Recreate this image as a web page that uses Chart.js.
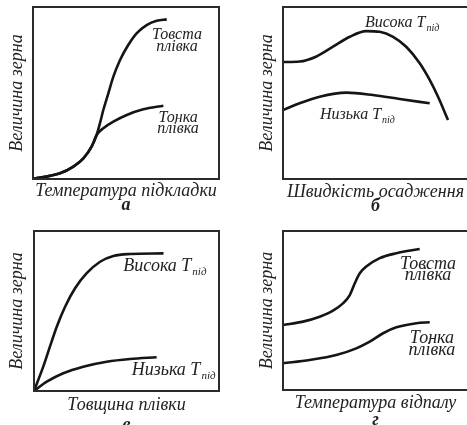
<!DOCTYPE html>
<html>
<head>
<meta charset="utf-8">
<script src="https://cdn.jsdelivr.net/npm/chart.js@4.4.0/dist/chart.umd.min.js"></script>
<style>
html, body { margin: 0; padding: 0; background: #fff; overflow: hidden; width: 467px; height: 425px; }
.panel { position: absolute; }
canvas { display: block; }
</style>
</head>
<body>
<div class="panel" style="left:0;top:0"><canvas id="chartA" width="240" height="215"></canvas></div>
<div class="panel" style="left:240px;top:0"><canvas id="chartB" width="250" height="215"></canvas></div>
<div class="panel" style="left:0;top:215px"><canvas id="chartC" width="240" height="220"></canvas></div>
<div class="panel" style="left:240px;top:215px"><canvas id="chartD" width="250" height="220"></canvas></div>
<script>
// підписи осей
const yTitle = 'Величина зерна';
const xTitles = ['Температура підкладки', 'Швидкість осадження', 'Товщина плівки', 'Температура відпалу'];
const letters = ['а', 'б', 'в', 'г'];

// а: величина зерна від температури підкладки
const aThickX = [0, 14.5, 21.7, 27.1, 31.5, 34.2, 36.0, 37.8, 40.5, 43.2, 46.8, 51.2, 55.7, 61.1, 66.5, 71.9];
const aThickY = [0, 3.3, 7.2, 12.0, 18.8, 25.6, 32.4, 40.1, 49.8, 59.5, 69.2, 77.9, 84.7, 89.5, 92.0, 92.8];
const aThinX = [0, 14.5, 21.7, 27.1, 31.5, 34.2, 37.8, 43.2, 50.4, 59.3, 70.1];
const aThinY = [0, 3.3, 7.2, 12.0, 18.8, 25.6, 29.5, 33.3, 37.2, 40.5, 42.6];

// б: від швидкості осадження
const bHighX = [0, 9.0, 17.8, 27.0, 36.1, 45.0, 52.3, 59.5, 66.6, 73.9, 79.3, 83.8, 89.2];
const bHighY = [68.0, 68.3, 71.1, 76.9, 82.7, 86.0, 85.6, 82.7, 76.9, 67.3, 57.6, 47.8, 34.3];
const bLowX = [0, 9.0, 19.8, 34.2, 48.6, 63.1, 79.3];
const bLowY = [40.1, 44.0, 47.8, 50.2, 48.8, 46.5, 44.0];

// в: від товщини плівки
const cHighX = [0, 5.0, 8.6, 12.3, 16.8, 22.2, 28.5, 35.7, 42.9, 51.9, 70.0];
const cHighY = [0, 15.2, 27.7, 40.2, 52.7, 64.2, 73.6, 80.8, 84.4, 85.6, 86.0];
const cLowX = [0, 6.9, 15.8, 26.6, 39.3, 51.9, 66.3];
const cLowY = [0, 5.8, 11.1, 15.2, 18.3, 20.0, 21.1];

// г: від температури відпалу
const dThickX = [0, 10.8, 19.8, 27.0, 32.4, 36.1, 38.8, 41.5, 45.0, 52.3, 61.3, 73.9];
const dThickY = [40.9, 43.0, 46.1, 49.9, 54.5, 59.7, 67.1, 73.4, 77.6, 82.9, 86.0, 88.7];
const dThinX = [0, 14.4, 28.8, 39.6, 46.9, 54.1, 61.3, 72.1, 79.3];
const dThinY = [16.8, 18.9, 22.0, 26.2, 30.4, 35.7, 39.4, 42.0, 42.6];

const FONT = "'Liberation Serif', 'DejaVu Serif', serif";
const INK = '#222';

function toPoints(xs, ys) {
    return xs.map((x, i) => ({ x: x, y: ys[i] }));
}

// рамка і підписи кривих
const framePlugin = {
    id: 'frame',
    afterDatasetsDraw(chart, args, opts) {
        const { ctx, chartArea: a, scales } = chart;
        ctx.save();
        ctx.strokeStyle = '#2b2b2b';
        ctx.lineWidth = 2;
        ctx.strokeRect(a.left, a.top, a.right - a.left, a.bottom - a.top);
        ctx.fillStyle = INK;
        ctx.textBaseline = 'alphabetic';
        (opts.labels || []).forEach(l => {
            const px = scales.x.getPixelForValue(l.x);
            const py = scales.y.getPixelForValue(l.y);
            ctx.font = `italic ${opts.size}px ${FONT}`;
            ctx.textAlign = l.align || 'center';
            ctx.fillText(l.text, px, py);
            if (l.sub) {
                const w = ctx.measureText(l.text).width;
                ctx.font = `italic ${Math.round(opts.size * 0.6)}px ${FONT}`;
                ctx.textAlign = 'left';
                ctx.fillText(l.sub, px + w + 1, py + 4);
            }
        });
        ctx.restore();
    }
};

// g: положення рамки і підписів у пікселях канви
function makePanel(id, i, series, labels, labelSize, g) {
    const canvas = document.getElementById(id);
    const L = 10;
    const m = (g.xTitleY + g.letterY) / 2;
    const xpb = m - L / 2 - g.xTitleY;
    const ypt = g.yTitleX - L / 2;
    return new Chart(canvas, {
        type: 'line',
        data: {
            datasets: series.map(s => ({
                data: toPoints(s[0], s[1]),
                borderColor: '#151515',
                borderWidth: 2.6,
                pointRadius: 0,
                cubicInterpolationMode: 'monotone',
                fill: false
            }))
        },
        options: {
            responsive: false,
            animation: false,
            events: [],
            layout: {
                autoPadding: false,
                padding: { left: 0, top: g.t, right: canvas.width - g.r, bottom: 0 }
            },
            plugins: {
                legend: { display: false },
                tooltip: { enabled: false },
                title: {
                    display: true,
                    position: 'bottom',
                    fullSize: false,
                    text: letters[i],
                    color: INK,
                    font: { family: FONT, size: 18, style: 'italic', weight: 'bold', lineHeight: L + 'px' },
                    padding: { top: g.letterY - m - L / 2, bottom: canvas.height - m - L - (g.letterY - m - L / 2) }
                },
                frame: { labels: labels, size: labelSize }
            },
            scales: {
                x: {
                    type: 'linear', min: 0, max: 100,
                    grid: { display: false, drawTicks: false },
                    border: { display: false },
                    ticks: { display: false },
                    title: {
                        display: true, text: xTitles[i], color: INK,
                        font: { family: FONT, size: 18, style: 'italic', lineHeight: L + 'px' },
                        padding: { top: m - g.b - L - xpb, bottom: xpb }
                    }
                },
                y: {
                    min: 0, max: 100,
                    grid: { display: false, drawTicks: false },
                    border: { display: false },
                    ticks: { display: false },
                    title: {
                        display: true, text: yTitle, color: INK,
                        font: { family: FONT, size: 18, style: 'italic', lineHeight: L + 'px' },
                        padding: { top: ypt, bottom: g.l - L - ypt }
                    }
                }
            }
        },
        plugins: [framePlugin]
    });
}

makePanel('chartA', 0, [[aThickX, aThickY], [aThinX, aThinY]], [
    { text: 'Товста', x: 77.4, y: 81.4 },
    { text: 'плівка', x: 77.4, y: 74.4 },
    { text: 'Тонка', x: 78, y: 33.1 },
    { text: 'плівка', x: 78, y: 26.7 }
], 16, { l: 33, t: 7, r: 219, b: 179, yTitleX: 17.5, xTitleY: 191, letterY: 205 });

makePanel('chartB', 1, [[bHighX, bHighY], [bLowX, bLowY]], [
    { text: 'Висока T', sub: 'під', x: 44.3, y: 88.4, align: 'left' },
    { text: 'Низька T', sub: 'під', x: 20, y: 34.9, align: 'left' }
], 16, { l: 43, t: 7, r: 228, b: 179, yTitleX: 27, xTitleY: 192, letterY: 206 });

makePanel('chartC', 2, [[cHighX, cHighY], [cLowX, cLowY]], [
    { text: 'Висока T', sub: 'під', x: 48.3, y: 75, align: 'left' },
    { text: 'Низька T', sub: 'під', x: 52.8, y: 9.8, align: 'left' }
], 18, { l: 34, t: 16, r: 219, b: 176, yTitleX: 17.5, xTitleY: 190, letterY: 210 });

makePanel('chartD', 3, [[dThickX, dThickY], [dThinX, dThinY]], [
    { text: 'Товста', x: 78.4, y: 76.3 },
    { text: 'плівка', x: 78.4, y: 69 },
    { text: 'Тонка', x: 80.5, y: 29.8 },
    { text: 'плівка', x: 80.5, y: 22.2 }
], 18, { l: 43, t: 16, r: 228, b: 175, yTitleX: 27, xTitleY: 188.5, letterY: 205 });
</script>
</body>
</html>
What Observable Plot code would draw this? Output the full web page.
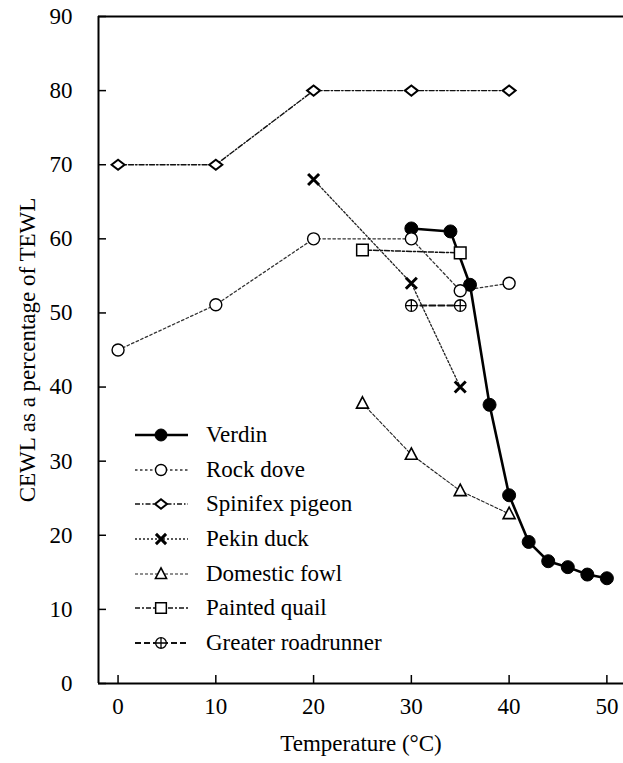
<!DOCTYPE html>
<html><head><meta charset="utf-8">
<script src="https://cdn.jsdelivr.net/npm/d3@7"></script>
<script src="https://cdn.jsdelivr.net/npm/@observablehq/plot@0.6"></script>
<style>
body{margin:0;background:#fff;font-family:'Liberation Serif', serif;}
#wrap{position:relative;width:623px;height:763px;overflow:hidden;}
#legend{position:absolute;left:133px;top:418px;font-size:23px;color:#000;font-family:'Liberation Serif', serif;z-index:2;}
.row{display:flex;align-items:center;height:34.6px;}
.sw{flex:none;width:57px;height:20px;margin-right:16px;}
.sw svg{display:block;}
</style></head><body>
<div id="wrap">
<div id="legend">
<div class="row"><span class="sw"></span><span style="font-family:'Liberation Serif', serif">Verdin</span></div>
<div class="row"><span class="sw"></span><span style="font-family:'Liberation Serif', serif">Rock dove</span></div>
<div class="row"><span class="sw"></span><span style="font-family:'Liberation Serif', serif">Spinifex pigeon</span></div>
<div class="row"><span class="sw"></span><span style="font-family:'Liberation Serif', serif">Pekin duck</span></div>
<div class="row"><span class="sw"></span><span style="font-family:'Liberation Serif', serif">Domestic fowl</span></div>
<div class="row"><span class="sw"></span><span style="font-family:'Liberation Serif', serif">Painted quail</span></div>
<div class="row"><span class="sw"></span><span style="font-family:'Liberation Serif', serif">Greater roadrunner</span></div>
</div>
</div>
<script>
// ---- data ----
const seriesNames = ["Verdin","Rock dove","Spinifex pigeon","Pekin duck","Domestic fowl","Painted quail","Greater roadrunner"];
const verdinT = [30,34,36,38,40,42,44,46,48,50];
const verdinV = [61.4,61.0,53.8,37.6,25.4,19.1,16.5,15.7,14.7,14.2];
const rockDoveT = [0,10,20,30,35,40];
const rockDoveV = [45.0,51.1,60.0,60.0,53.0,54.0];
const spinifexT = [0,10,20,30,40];
const spinifexV = [70,70,80,80,80];
const pekinT = [20,30,35];
const pekinV = [68,54,40];
const fowlT = [25,30,35,40];
const fowlV = [37.8,30.9,26.0,22.9];
const quailT = [25,35];
const quailV = [58.5,58.1];
const roadrunnerT = [30,35];
const roadrunnerV = [51,51];
const xTicks = [0,10,20,30,40,50];
const yTicks = [0,10,20,30,40,50,60,70,80,90];
const xDomain = [-2, 51.7];
const yDomain = [0, 90];

const FONT = "'Liberation Serif', serif";

const seriesT = [verdinT, rockDoveT, spinifexT, pekinT, fowlT, quailT, roadrunnerT];
const seriesV = [verdinV, rockDoveV, spinifexV, pekinV, fowlV, quailV, roadrunnerV];
const rows = [];
seriesNames.forEach((name, s) => seriesT[s].forEach((t, i) => rows.push({series: name, t, v: seriesV[s][i]})));

// ---- symbols ----
const rad = size => Math.sqrt(size / Math.PI);
const symCircle = {draw(c, size){const r = rad(size); c.moveTo(r,0); c.arc(0,0,r,0,2*Math.PI); c.closePath();}};
const symDiamond = {draw(c, size){const r = rad(size), h = r*0.78; c.moveTo(-r,0); c.lineTo(0,-h); c.lineTo(r,0); c.lineTo(0,h); c.closePath();}};
const symTimes = {draw(c, size){const r = rad(size); c.moveTo(-r,-r); c.lineTo(r,r); c.moveTo(-r,r); c.lineTo(r,-r);}};
const symTriangle = {draw(c, size){const r = rad(size); c.moveTo(0,-r*1.1); c.lineTo(r,r*0.8); c.lineTo(-r,r*0.8); c.closePath();}};
const symSquare = {draw(c, size){const r = rad(size); c.moveTo(-r,-r); c.lineTo(r,-r); c.lineTo(r,r); c.lineTo(-r,r); c.closePath();}};
const symCirclePlus = {draw(c, size){const r = rad(size); c.moveTo(r,0); c.arc(0,0,r,0,2*Math.PI); c.closePath(); c.moveTo(-r,0); c.lineTo(r,0); c.moveTo(0,-r); c.lineTo(0,r);}};

const styles = {
  "Verdin":            {stroke:"#000", sw:2.6, dash:null,        sym:symCircle,     fill:"#000", r:6.5, dsw:1},
  "Rock dove":         {stroke:"#333", sw:1.3, dash:"2.5,2.5",   sym:symCircle,     fill:"#fff", r:6,   dsw:1.4},
  "Spinifex pigeon":   {stroke:"#111", sw:1.4, dash:"5,2,1.5,2", sym:symDiamond,    fill:"#fff", r:6.5, dsw:2},
  "Pekin duck":        {stroke:"#222", sw:1.3, dash:"2,2",       sym:symTimes,      fill:"none", r:5.5, dsw:3},
  "Domestic fowl":     {stroke:"#222", sw:1.1, dash:"3,2",       sym:symTriangle,   fill:"#fff", r:6,   dsw:1.6},
  "Painted quail":     {stroke:"#111", sw:1.5, dash:"5,2,2,2",   sym:symSquare,     fill:"#fff", r:5.8, dsw:1.5},
  "Greater roadrunner":{stroke:"#111", sw:2,   dash:"6,3",       sym:symCirclePlus, fill:"#fff", r:5.8, dsw:1.3}
};

function buildChart() {
  const marks = [
    Plot.ruleY([yDomain[1]], {stroke:"#000", strokeWidth:2}),
    Plot.ruleY([yDomain[0]], {stroke:"#000", strokeWidth:2}),
    Plot.ruleX([xDomain[0]], {stroke:"#000", strokeWidth:2}),
    Plot.axisX(xTicks, {anchor:"bottom", tickSize:-8, tickPadding:22, strokeWidth:1.5, fontFamily: FONT,
      label:"Temperature (°C)", labelAnchor:"center", labelOffset:67, labelArrow:"none"}),
    Plot.axisY(yTicks, {anchor:"left", tickSize:-8, tickPadding:34, strokeWidth:1.5, fontFamily: FONT,
      label:"CEWL as a percentage of TEWL", labelAnchor:"center", labelOffset:80, labelArrow:"none"})
  ];
  for (const name of seriesNames) {
    const st = styles[name];
    const data = rows.filter(d => d.series === name);
    marks.push(Plot.line(data, {x:"t", y:"v", stroke:st.stroke, strokeWidth:st.sw, strokeDasharray:st.dash}));
  }
  for (const name of seriesNames) {
    const st = styles[name];
    const data = rows.filter(d => d.series === name);
    marks.push(Plot.dot(data, {x:"t", y:"v", symbol:st.sym, r:st.r, fill:st.fill, stroke:"#000", strokeWidth:st.dsw}));
  }
  const chart = Plot.plot({
    width: 623, height: 763,
    marginLeft: 98, marginRight: 0, marginTop: 16, marginBottom: 80,
    style: {fontSize:"23px", fontFamily: FONT, color:"#000", background:"#fff"},
    x: {domain: xDomain},
    y: {domain: yDomain},
    marks
  });
  chart.setAttribute("font-family", FONT);
  chart.querySelectorAll("text").forEach(t => t.style.fontFamily = FONT);
  chart.id = "chart";
  return chart;
}

const wrap = document.getElementById("wrap");
wrap.insertBefore(buildChart(), wrap.firstChild);

// ---- legend swatches ----
document.querySelectorAll("#legend .sw").forEach((holder, i) => {
  const st = styles[seriesNames[i]];
  const svg = d3.create("svg").attr("width", 57).attr("height", 20);
  svg.append("line").attr("x1", 2).attr("x2", 55).attr("y1", 10).attr("y2", 10)
    .attr("stroke", st.stroke).attr("stroke-width", st.sw).attr("stroke-dasharray", st.dash);
  svg.append("path").attr("transform", "translate(28,10)")
    .attr("d", d3.symbol(st.sym, Math.PI * st.r * st.r * 0.85)())
    .attr("fill", st.fill).attr("stroke", "#000").attr("stroke-width", st.dsw);
  holder.appendChild(svg.node());
});

// re-render once fonts are ready, in case the serif face loaded late
if (document.fonts && document.fonts.ready) {
  document.fonts.ready.then(() => {
    const old = document.getElementById("chart");
    const fresh = buildChart();
    old.replaceWith(fresh);
  });
}
</script></body></html>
=-=-=-=-=
OBJECTIVE — Set down again, exactly, the lines of the material above from its first line to the one with "37.2, 40.5, 42.6];", inclusive. Leave the pictures out.

ANSWER BELOW —
Recreate this image as a web page that uses Chart.js.
<!DOCTYPE html>
<html>
<head>
<meta charset="utf-8">
<script src="https://cdn.jsdelivr.net/npm/chart.js@4.4.0/dist/chart.umd.min.js"></script>
<style>
html, body { margin: 0; padding: 0; background: #fff; overflow: hidden; width: 467px; height: 425px; }
.panel { position: absolute; }
canvas { display: block; }
</style>
</head>
<body>
<div class="panel" style="left:0;top:0"><canvas id="chartA" width="240" height="215"></canvas></div>
<div class="panel" style="left:240px;top:0"><canvas id="chartB" width="250" height="215"></canvas></div>
<div class="panel" style="left:0;top:215px"><canvas id="chartC" width="240" height="220"></canvas></div>
<div class="panel" style="left:240px;top:215px"><canvas id="chartD" width="250" height="220"></canvas></div>
<script>
// підписи осей
const yTitle = 'Величина зерна';
const xTitles = ['Температура підкладки', 'Швидкість осадження', 'Товщина плівки', 'Температура відпалу'];
const letters = ['а', 'б', 'в', 'г'];

// а: величина зерна від температури підкладки
const aThickX = [0, 14.5, 21.7, 27.1, 31.5, 34.2, 36.0, 37.8, 40.5, 43.2, 46.8, 51.2, 55.7, 61.1, 66.5, 71.9];
const aThickY = [0, 3.3, 7.2, 12.0, 18.8, 25.6, 32.4, 40.1, 49.8, 59.5, 69.2, 77.9, 84.7, 89.5, 92.0, 92.8];
const aThinX = [0, 14.5, 21.7, 27.1, 31.5, 34.2, 37.8, 43.2, 50.4, 59.3, 70.1];
const aThinY = [0, 3.3, 7.2, 12.0, 18.8, 25.6, 29.5, 33.3, 37.2, 40.5, 42.6];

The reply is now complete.